Stored entries
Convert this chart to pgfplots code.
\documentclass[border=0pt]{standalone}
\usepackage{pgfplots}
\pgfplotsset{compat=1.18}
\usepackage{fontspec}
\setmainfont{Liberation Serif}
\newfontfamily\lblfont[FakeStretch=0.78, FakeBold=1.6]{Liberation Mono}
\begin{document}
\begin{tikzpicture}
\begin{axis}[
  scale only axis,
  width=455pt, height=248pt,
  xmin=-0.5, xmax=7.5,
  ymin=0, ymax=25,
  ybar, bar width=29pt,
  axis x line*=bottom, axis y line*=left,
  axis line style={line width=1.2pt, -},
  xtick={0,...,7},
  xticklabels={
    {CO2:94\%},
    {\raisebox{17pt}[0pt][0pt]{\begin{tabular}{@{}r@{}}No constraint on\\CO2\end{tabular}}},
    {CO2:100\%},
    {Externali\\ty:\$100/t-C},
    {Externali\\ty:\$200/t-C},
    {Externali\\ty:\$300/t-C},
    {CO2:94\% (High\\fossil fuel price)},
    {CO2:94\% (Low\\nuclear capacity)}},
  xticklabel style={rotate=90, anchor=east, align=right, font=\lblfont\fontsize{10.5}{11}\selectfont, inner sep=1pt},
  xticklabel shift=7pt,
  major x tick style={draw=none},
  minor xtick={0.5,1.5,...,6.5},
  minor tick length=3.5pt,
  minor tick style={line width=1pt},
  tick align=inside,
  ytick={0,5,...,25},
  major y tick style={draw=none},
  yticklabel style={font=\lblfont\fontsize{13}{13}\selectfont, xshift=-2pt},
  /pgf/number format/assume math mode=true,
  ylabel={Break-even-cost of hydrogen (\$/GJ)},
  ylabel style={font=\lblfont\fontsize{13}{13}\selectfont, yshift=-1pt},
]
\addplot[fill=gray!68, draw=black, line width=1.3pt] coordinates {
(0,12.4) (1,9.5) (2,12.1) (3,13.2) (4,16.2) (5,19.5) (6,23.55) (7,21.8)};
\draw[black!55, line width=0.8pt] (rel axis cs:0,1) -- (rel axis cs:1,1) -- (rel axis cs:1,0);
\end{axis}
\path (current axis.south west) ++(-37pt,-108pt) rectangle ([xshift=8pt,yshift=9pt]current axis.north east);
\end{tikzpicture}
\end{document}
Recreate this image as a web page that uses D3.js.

What is asked
Write out all the entries exactly.

Answer to this task
Convert this chart to pgfplots code.
\documentclass[border=0pt]{standalone}
\usepackage{pgfplots}
\pgfplotsset{compat=1.18}
\usepackage{fontspec}
\setmainfont{Liberation Serif}
\newfontfamily\lblfont[FakeStretch=0.78, FakeBold=1.6]{Liberation Mono}
\begin{document}
\begin{tikzpicture}
\begin{axis}[
  scale only axis,
  width=455pt, height=248pt,
  xmin=-0.5, xmax=7.5,
  ymin=0, ymax=25,
  ybar, bar width=29pt,
  axis x line*=bottom, axis y line*=left,
  axis line style={line width=1.2pt, -},
  xtick={0,...,7},
  xticklabels={
    {CO2:94\%},
    {\raisebox{17pt}[0pt][0pt]{\begin{tabular}{@{}r@{}}No constraint on\\CO2\end{tabular}}},
    {CO2:100\%},
    {Externali\\ty:\$100/t-C},
    {Externali\\ty:\$200/t-C},
    {Externali\\ty:\$300/t-C},
    {CO2:94\% (High\\fossil fuel price)},
    {CO2:94\% (Low\\nuclear capacity)}},
  xticklabel style={rotate=90, anchor=east, align=right, font=\lblfont\fontsize{10.5}{11}\selectfont, inner sep=1pt},
  xticklabel shift=7pt,
  major x tick style={draw=none},
  minor xtick={0.5,1.5,...,6.5},
  minor tick length=3.5pt,
  minor tick style={line width=1pt},
  tick align=inside,
  ytick={0,5,...,25},
  major y tick style={draw=none},
  yticklabel style={font=\lblfont\fontsize{13}{13}\selectfont, xshift=-2pt},
  /pgf/number format/assume math mode=true,
  ylabel={Break-even-cost of hydrogen (\$/GJ)},
  ylabel style={font=\lblfont\fontsize{13}{13}\selectfont, yshift=-1pt},
]
\addplot[fill=gray!68, draw=black, line width=1.3pt] coordinates {
(0,12.4) (1,9.5) (2,12.1) (3,13.2) (4,16.2) (5,19.5) (6,23.55) (7,21.8)};
\draw[black!55, line width=0.8pt] (rel axis cs:0,1) -- (rel axis cs:1,1) -- (rel axis cs:1,0);
\end{axis}
\path (current axis.south west) ++(-37pt,-108pt) rectangle ([xshift=8pt,yshift=9pt]current axis.north east);
\end{tikzpicture}
\end{document}
Recreate this image as a web page that uses D3.js.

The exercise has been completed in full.